We have \(\| \mathbf{Sz} \|_2^2 = \| \mathbf{SHDx} \|_2^2 = \| \mathbf{\Pi x} \|_2^2\) and \(\| \mathbf{z} \|_2^2 = \| \mathbf{x} \|_2^2\) so we are done.
In words, the SHRT mixing lemma shows that the mixed vector is very close to uniform with high probability. As we saw earlier, we can therefore argue that \(\| \mathbf{S z} \|_2^2 \approx \| \mathbf{z} \|_2^2.\)
The main result then follows directly from our sampling result.
Fast JL Lemma: Let \(\mathbf{\Pi} = \mathbf{SHD} \in \mathbb{R}^{m \times n}\) be a subsampled randomized Hadamard transform with \(m = O\left(\frac{\log(n/\delta) \log(1/\delta)}{\epsilon^2}\right)\). Then, for any fixed \(\mathbf{x}\), we have \[ (1-\epsilon) \| \mathbf{x} \|_2^2 \leq \| \mathbf{\Pi x} \|_2^2 \leq (1+\epsilon) \| \mathbf{x} \|_2^2 \] with probability \(1-\delta\).

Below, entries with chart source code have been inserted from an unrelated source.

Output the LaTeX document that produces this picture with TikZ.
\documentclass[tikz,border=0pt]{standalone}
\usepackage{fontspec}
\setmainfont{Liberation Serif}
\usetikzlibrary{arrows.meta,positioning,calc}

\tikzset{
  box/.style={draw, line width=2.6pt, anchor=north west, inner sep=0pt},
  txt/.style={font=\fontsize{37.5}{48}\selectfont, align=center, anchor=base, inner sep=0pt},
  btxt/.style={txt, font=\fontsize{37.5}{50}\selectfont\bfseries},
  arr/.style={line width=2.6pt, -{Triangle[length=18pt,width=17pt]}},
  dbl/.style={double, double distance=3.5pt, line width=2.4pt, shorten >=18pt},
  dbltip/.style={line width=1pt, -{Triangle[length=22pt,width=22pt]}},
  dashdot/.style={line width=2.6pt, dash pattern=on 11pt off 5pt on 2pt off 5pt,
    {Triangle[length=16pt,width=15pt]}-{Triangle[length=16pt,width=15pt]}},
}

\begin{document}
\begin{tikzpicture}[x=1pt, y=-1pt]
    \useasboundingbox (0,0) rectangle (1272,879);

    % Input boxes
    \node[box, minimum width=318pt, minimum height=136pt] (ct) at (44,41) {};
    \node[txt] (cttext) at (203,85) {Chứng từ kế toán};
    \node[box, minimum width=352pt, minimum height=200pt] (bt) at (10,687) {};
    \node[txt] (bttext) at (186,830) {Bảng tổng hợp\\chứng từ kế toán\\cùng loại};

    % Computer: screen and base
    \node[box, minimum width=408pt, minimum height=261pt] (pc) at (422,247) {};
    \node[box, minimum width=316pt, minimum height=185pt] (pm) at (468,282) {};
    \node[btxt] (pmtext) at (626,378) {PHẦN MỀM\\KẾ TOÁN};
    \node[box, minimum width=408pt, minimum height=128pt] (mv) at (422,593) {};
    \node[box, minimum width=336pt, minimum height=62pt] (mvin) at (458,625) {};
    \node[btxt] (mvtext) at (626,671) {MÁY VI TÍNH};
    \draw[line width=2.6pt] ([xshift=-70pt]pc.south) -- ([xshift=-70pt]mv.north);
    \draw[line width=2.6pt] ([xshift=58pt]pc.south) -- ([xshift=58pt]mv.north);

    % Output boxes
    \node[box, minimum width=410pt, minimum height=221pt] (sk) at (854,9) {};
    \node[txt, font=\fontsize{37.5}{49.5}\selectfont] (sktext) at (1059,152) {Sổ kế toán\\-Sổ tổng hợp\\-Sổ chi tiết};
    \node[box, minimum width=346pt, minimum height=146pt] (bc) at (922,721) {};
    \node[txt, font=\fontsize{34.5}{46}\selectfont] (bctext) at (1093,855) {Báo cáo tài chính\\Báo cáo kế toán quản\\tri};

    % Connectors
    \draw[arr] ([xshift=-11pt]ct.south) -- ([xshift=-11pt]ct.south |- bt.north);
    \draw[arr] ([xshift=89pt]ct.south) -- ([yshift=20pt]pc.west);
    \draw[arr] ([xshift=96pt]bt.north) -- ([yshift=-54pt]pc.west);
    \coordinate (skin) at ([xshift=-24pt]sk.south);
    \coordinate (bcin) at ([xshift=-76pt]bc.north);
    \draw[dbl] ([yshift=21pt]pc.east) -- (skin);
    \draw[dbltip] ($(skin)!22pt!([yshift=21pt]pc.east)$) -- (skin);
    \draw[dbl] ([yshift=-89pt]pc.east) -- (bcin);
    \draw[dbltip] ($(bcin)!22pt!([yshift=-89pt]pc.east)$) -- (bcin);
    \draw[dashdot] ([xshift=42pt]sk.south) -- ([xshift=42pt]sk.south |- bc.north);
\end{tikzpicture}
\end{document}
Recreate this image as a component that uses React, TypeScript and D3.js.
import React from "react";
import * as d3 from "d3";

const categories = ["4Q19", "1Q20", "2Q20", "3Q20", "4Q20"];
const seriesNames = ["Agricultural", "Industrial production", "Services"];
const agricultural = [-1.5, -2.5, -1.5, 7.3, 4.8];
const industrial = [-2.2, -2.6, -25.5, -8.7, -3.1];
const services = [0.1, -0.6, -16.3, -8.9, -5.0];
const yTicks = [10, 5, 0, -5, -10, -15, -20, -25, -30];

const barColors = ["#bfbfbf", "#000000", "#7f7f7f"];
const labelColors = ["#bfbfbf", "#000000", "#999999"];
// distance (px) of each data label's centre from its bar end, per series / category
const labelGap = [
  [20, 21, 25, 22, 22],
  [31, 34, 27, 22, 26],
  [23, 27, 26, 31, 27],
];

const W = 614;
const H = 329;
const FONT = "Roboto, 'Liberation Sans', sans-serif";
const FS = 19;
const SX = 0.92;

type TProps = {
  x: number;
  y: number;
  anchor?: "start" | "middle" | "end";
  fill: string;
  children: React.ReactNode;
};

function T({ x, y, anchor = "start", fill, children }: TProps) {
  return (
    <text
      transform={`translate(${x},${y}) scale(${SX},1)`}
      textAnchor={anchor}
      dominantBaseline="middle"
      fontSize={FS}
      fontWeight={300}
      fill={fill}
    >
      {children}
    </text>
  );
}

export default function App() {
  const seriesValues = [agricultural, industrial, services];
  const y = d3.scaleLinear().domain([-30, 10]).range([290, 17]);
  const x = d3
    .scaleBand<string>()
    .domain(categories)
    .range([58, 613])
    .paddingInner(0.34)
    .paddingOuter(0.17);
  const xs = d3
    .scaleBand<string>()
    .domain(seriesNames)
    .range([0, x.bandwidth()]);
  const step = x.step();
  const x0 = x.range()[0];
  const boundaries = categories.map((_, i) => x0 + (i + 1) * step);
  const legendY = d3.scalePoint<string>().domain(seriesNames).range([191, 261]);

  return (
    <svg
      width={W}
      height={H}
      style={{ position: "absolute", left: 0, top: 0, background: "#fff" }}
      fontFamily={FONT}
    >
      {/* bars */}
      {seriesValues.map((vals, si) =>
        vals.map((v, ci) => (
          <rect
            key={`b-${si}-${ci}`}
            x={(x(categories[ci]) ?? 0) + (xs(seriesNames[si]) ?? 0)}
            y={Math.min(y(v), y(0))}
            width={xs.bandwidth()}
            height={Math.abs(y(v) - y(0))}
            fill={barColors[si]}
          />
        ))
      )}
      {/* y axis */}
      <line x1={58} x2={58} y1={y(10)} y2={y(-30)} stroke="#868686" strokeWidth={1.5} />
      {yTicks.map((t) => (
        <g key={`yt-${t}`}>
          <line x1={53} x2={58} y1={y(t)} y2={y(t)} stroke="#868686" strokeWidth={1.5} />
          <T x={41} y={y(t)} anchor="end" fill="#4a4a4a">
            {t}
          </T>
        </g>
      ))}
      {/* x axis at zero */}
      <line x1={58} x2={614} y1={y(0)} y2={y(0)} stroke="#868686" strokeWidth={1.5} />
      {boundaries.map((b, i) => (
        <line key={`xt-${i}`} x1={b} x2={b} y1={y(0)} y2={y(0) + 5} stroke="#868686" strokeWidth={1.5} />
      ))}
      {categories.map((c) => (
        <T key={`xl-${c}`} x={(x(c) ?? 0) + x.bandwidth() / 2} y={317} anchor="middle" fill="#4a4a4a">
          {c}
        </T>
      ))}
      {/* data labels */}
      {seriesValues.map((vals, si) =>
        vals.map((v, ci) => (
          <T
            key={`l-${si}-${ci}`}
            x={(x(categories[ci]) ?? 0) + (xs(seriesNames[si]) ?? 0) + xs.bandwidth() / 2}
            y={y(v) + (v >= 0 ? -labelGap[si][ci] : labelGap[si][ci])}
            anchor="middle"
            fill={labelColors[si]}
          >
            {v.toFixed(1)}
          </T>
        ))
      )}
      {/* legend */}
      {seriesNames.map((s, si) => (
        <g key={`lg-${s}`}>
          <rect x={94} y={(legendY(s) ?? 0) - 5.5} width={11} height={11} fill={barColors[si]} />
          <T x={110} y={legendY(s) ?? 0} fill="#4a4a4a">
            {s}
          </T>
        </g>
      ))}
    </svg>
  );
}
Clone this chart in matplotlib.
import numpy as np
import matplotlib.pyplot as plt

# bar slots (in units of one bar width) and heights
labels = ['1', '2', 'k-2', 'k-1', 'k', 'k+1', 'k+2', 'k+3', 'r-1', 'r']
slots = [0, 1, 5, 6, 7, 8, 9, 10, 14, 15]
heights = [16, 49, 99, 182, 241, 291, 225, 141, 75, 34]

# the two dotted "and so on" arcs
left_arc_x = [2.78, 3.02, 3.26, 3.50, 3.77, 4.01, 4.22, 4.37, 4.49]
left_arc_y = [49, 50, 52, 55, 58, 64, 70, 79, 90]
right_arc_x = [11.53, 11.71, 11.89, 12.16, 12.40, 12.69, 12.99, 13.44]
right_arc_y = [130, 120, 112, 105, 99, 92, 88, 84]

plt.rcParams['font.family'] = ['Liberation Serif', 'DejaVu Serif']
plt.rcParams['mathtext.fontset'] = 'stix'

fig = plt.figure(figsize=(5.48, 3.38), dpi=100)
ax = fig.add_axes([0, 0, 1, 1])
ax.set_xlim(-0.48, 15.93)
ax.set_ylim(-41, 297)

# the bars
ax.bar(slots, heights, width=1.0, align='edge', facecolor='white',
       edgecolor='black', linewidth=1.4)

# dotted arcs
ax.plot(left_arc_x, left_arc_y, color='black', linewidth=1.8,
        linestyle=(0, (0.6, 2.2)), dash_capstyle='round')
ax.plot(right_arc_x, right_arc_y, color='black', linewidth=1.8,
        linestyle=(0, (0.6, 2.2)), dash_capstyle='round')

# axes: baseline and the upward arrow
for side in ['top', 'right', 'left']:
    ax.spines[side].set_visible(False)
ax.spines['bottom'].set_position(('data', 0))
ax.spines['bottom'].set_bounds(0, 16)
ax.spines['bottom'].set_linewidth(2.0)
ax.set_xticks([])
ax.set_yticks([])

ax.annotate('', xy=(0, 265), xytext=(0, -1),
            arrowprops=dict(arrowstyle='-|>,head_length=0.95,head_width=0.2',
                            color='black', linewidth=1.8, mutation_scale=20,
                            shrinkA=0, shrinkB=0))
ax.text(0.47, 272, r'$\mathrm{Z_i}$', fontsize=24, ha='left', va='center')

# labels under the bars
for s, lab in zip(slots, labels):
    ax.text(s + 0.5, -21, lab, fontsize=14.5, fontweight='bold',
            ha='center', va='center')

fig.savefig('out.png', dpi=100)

We can apply the theorem to regression. We compute \(\mathbf{\Pi A}\) in \(O(nd \log n)\) time instead of \(O(nd^2)\) time. This is because there are \(d\) columns and each column can be computed in \(O(n \log n)\) time. The result is quite impressive because there are only \(O(nd)\) entries in \(\mathbf{A}\) so the projection is nearly linear.
However, we may want to go faster when \(\mathbf{A}\) is sparse. For this setting, Clarkson and Woodruff in 2013 showed that we can compute \(\mathbf{\Pi A}\) with an ultra-sparse matrix in \(O(\text{nnz}(\mathbf{A}))\) time where \(\text{nnz}(\mathbf{A})\) is the number of non-zero entries in \(\mathbf{A}\). The proofs use totally different techniques than the Johnson-Lindenstrauss and \(\epsilon\)-net arguments we used.
We covered this algorithm because it is simple and easy to implement. The algorithm has also been used for accelerating vector dimensionality reduction, linear algebra, locality sensitive hasing, and randomized kernel learning methods.